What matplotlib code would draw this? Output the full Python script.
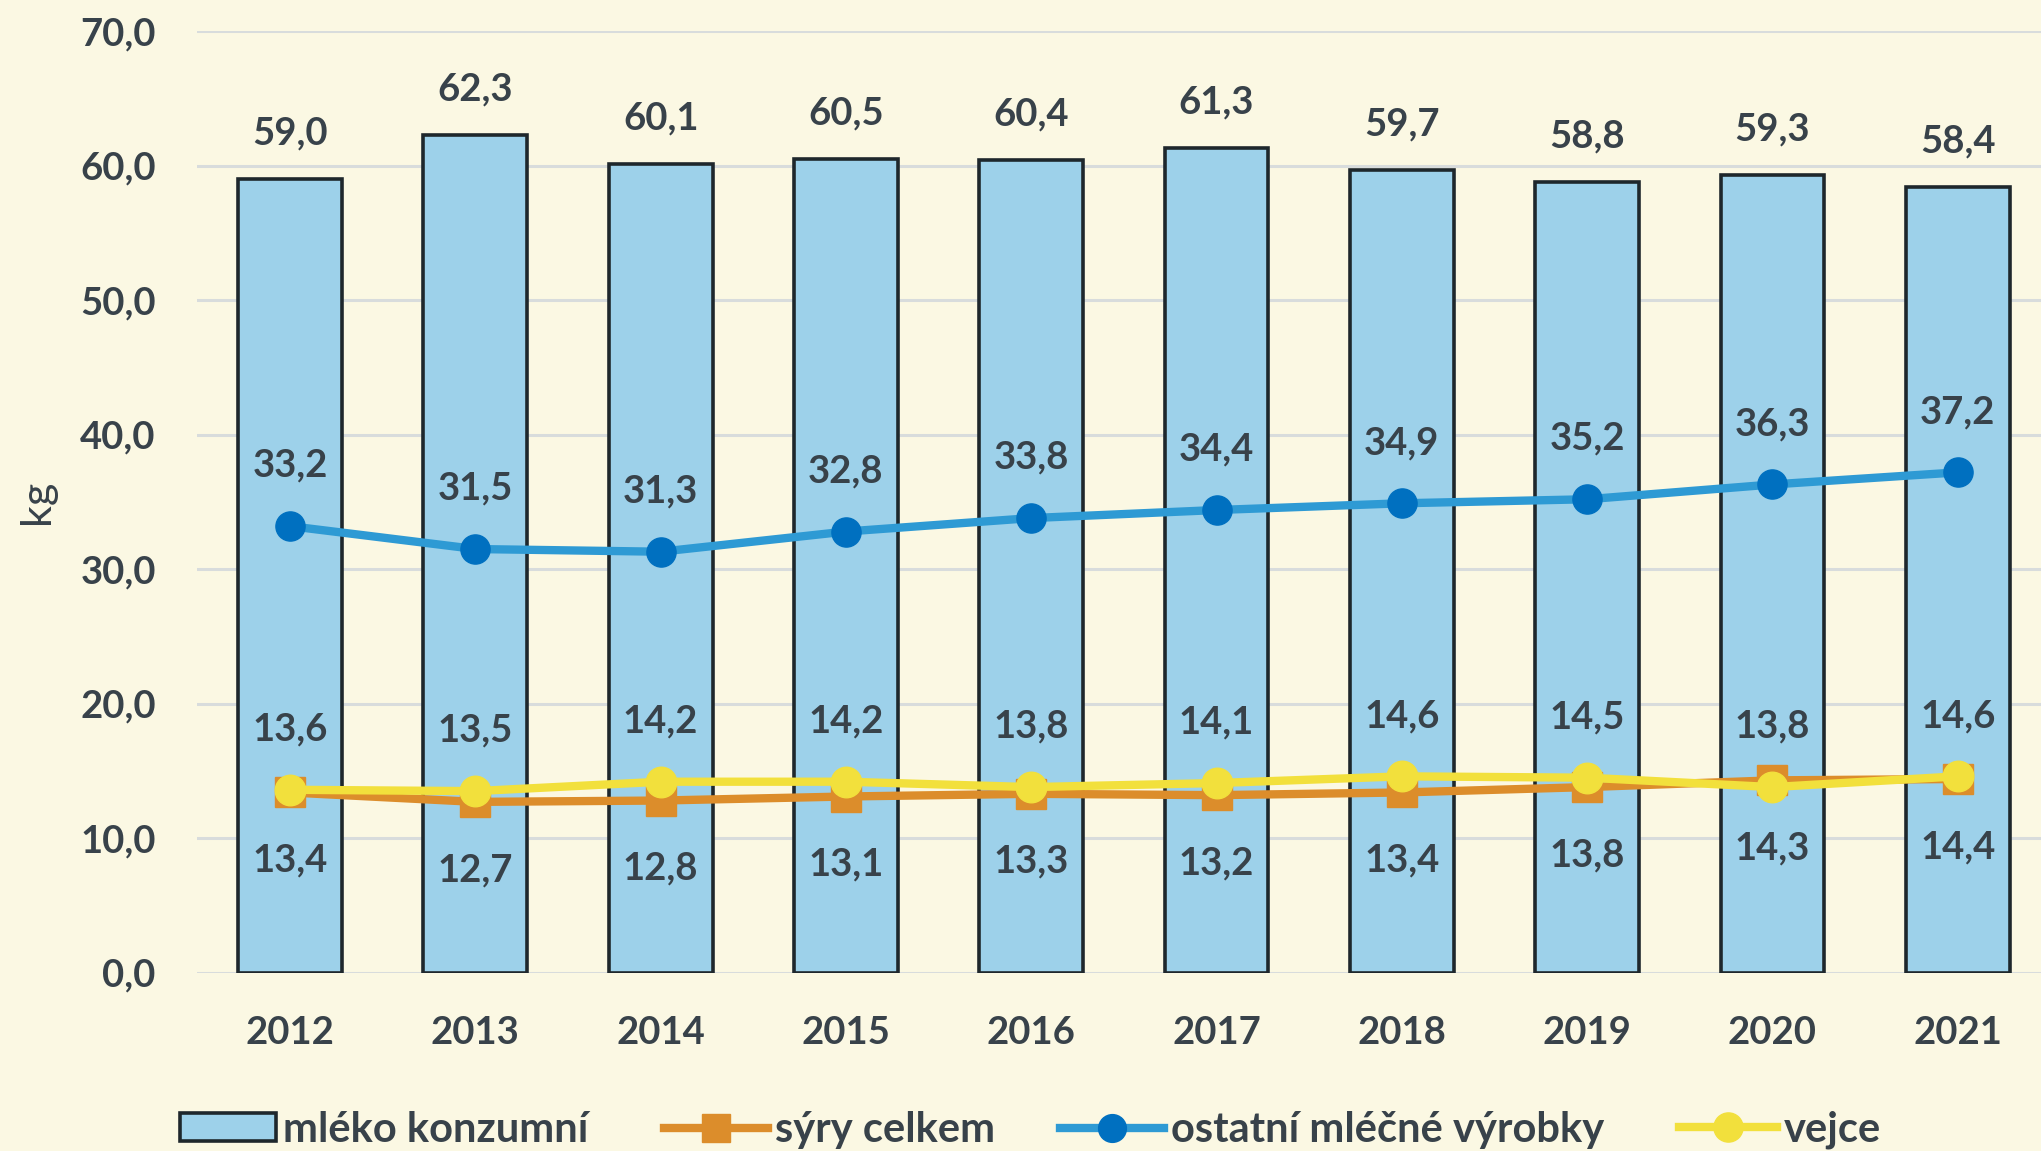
import numpy as np
import matplotlib
matplotlib.use("Agg")
import matplotlib.pyplot as plt
from matplotlib.lines import Line2D
from matplotlib.patches import Patch

# ---- data ----
years = ["2012", "2013", "2014", "2015", "2016", "2017", "2018", "2019", "2020", "2021"]
mleko = [59.0, 62.3, 60.1, 60.5, 60.4, 61.3, 59.7, 58.8, 59.3, 58.4]
ostatni = [33.2, 31.5, 31.3, 32.8, 33.8, 34.4, 34.9, 35.2, 36.3, 37.2]
syry = [13.4, 12.7, 12.8, 13.1, 13.3, 13.2, 13.4, 13.8, 14.3, 14.4]
vejce = [13.6, 13.5, 14.2, 14.2, 13.8, 14.1, 14.6, 14.5, 13.8, 14.6]
yticks = [0, 10, 20, 30, 40, 50, 60, 70]
series_names = ["mléko konzumní", "sýry celkem", "ostatní mléčné výrobky", "vejce"]
ylabel = "kg"

# ---- style ----
FAM = ["Lato", "DejaVu Sans"]
BG = "#FBF8E3"
TXT = "#38424A"
BAR = "#9DD1EA"
BAR_EDGE = "#1E272C"
BLUE_L, BLUE_M = "#2E9AD4", "#0070C0"
ORANGE = "#DC8D2B"
YELLOW = "#F2E03C"
FS = 27.5
LFS = 30

W, H = 2041, 1151
fig = plt.figure(figsize=(W / 100, H / 100), dpi=100, facecolor=BG)
left_px, x0_px, step_px = 197.4, 290.0, 185.3
y0_px, y70_px = 972.7, 31.2
ax = fig.add_axes([left_px / W, (H - y0_px) / H, 1 - left_px / W, (y0_px - y70_px) / H])
ax.set_facecolor(BG)

x = np.arange(len(years))
ax.bar(x, mleko, width=0.56, color=BAR, edgecolor=BAR_EDGE, linewidth=2.6, zorder=2)
ax.plot(x, ostatni, color=BLUE_L, lw=6, marker="o", ms=21, mfc=BLUE_M, mec=BLUE_M, zorder=3)
ax.plot(x, syry, color=ORANGE, lw=6, marker="s", ms=21, mfc=ORANGE, mec=ORANGE, zorder=4)
ax.plot(x, vejce, color=YELLOW, lw=6, marker="o", ms=22, mfc=YELLOW, mec=YELLOW, zorder=5)

ax.set_xlim(-0.5, (W - x0_px) / step_px)
ax.set_ylim(0, 70)
ax.set_yticks(yticks)
ax.set_yticklabels([f"{v:.1f}".replace(".", ",") for v in yticks])
ax.set_xticks(x)
ax.set_xticklabels(years)
for lab in ax.get_xticklabels() + ax.get_yticklabels():
    lab.set_fontfamily(FAM)
    lab.set_fontweight("bold")
    lab.set_fontsize(FS)
    lab.set_color(TXT)
ax.tick_params(axis="both", length=0)
ax.tick_params(axis="y", pad=30)
ax.tick_params(axis="x", pad=31)
ax.yaxis.grid(True, color="#D8DCDC", lw=2.2)
ax.set_axisbelow(True)
for s in ax.spines.values():
    s.set_visible(False)

def fmt(v):
    return f"{v:.1f}".replace(".", ",")

def label(vals, dy):
    for xi, v in zip(x, vals):
        ax.annotate(fmt(v), (xi, v), xytext=(0, dy), textcoords="offset points",
                    ha="center", va="baseline", fontsize=FS, fontweight="bold",
                    color=TXT, family=FAM, zorder=7)

label(mleko, 25)
label(ostatni, 35.5)
label(vejce, 35.5)
label(syry, -57)

fig.text(37 / W, 1 - 502 / H, ylabel, rotation=90, ha="center", va="center",
         fontsize=31, color=TXT, family=FAM)

# ---- legend (one entry per legend to place precisely) ----
handles = [
    Patch(facecolor=BAR, edgecolor=BAR_EDGE, linewidth=2.6),
    Line2D([], [], color=ORANGE, lw=6, marker="s", ms=20, mfc=ORANGE, mec=ORANGE),
    Line2D([], [], color=BLUE_L, lw=6, marker="o", ms=20, mfc=BLUE_M, mec=BLUE_M),
    Line2D([], [], color=YELLOW, lw=6, marker="o", ms=21, mfc=YELLOW, mec=YELLOW),
]
starts = [180, 664, 1060, 1679]
hlens = [2.3, 2.5, 2.5, 2.35]
for h, name, xs, hl in zip(handles, series_names, starts, hlens):
    leg = fig.legend(handles=[h], labels=[name], loc="center left",
                     bbox_to_anchor=(xs / W, 21 / H), frameon=False, borderpad=0,
                     borderaxespad=0, handlelength=hl, handletextpad=0.17,
                     handleheight=0.65, numpoints=1,
                     prop={"family": FAM, "weight": "bold", "size": LFS})
    for t in leg.get_texts():
        t.set_color(TXT)

fig.savefig("out.png", dpi=100, facecolor=BG)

┄┄┄┄┄┄

#### Task goal:
Give again, exactly, the lines from the start of the data through the one holding "ax.set_facecolor(BG)"; omit the pictures.

#### Answer:
What matplotlib code would draw this? Output the full Python script.
import numpy as np
import matplotlib
matplotlib.use("Agg")
import matplotlib.pyplot as plt
from matplotlib.lines import Line2D
from matplotlib.patches import Patch

# ---- data ----
years = ["2012", "2013", "2014", "2015", "2016", "2017", "2018", "2019", "2020", "2021"]
mleko = [59.0, 62.3, 60.1, 60.5, 60.4, 61.3, 59.7, 58.8, 59.3, 58.4]
ostatni = [33.2, 31.5, 31.3, 32.8, 33.8, 34.4, 34.9, 35.2, 36.3, 37.2]
syry = [13.4, 12.7, 12.8, 13.1, 13.3, 13.2, 13.4, 13.8, 14.3, 14.4]
vejce = [13.6, 13.5, 14.2, 14.2, 13.8, 14.1, 14.6, 14.5, 13.8, 14.6]
yticks = [0, 10, 20, 30, 40, 50, 60, 70]
series_names = ["mléko konzumní", "sýry celkem", "ostatní mléčné výrobky", "vejce"]
ylabel = "kg"

# ---- style ----
FAM = ["Lato", "DejaVu Sans"]
BG = "#FBF8E3"
TXT = "#38424A"
BAR = "#9DD1EA"
BAR_EDGE = "#1E272C"
BLUE_L, BLUE_M = "#2E9AD4", "#0070C0"
ORANGE = "#DC8D2B"
YELLOW = "#F2E03C"
FS = 27.5
LFS = 30

W, H = 2041, 1151
fig = plt.figure(figsize=(W / 100, H / 100), dpi=100, facecolor=BG)
left_px, x0_px, step_px = 197.4, 290.0, 185.3
y0_px, y70_px = 972.7, 31.2
ax = fig.add_axes([left_px / W, (H - y0_px) / H, 1 - left_px / W, (y0_px - y70_px) / H])
ax.set_facecolor(BG)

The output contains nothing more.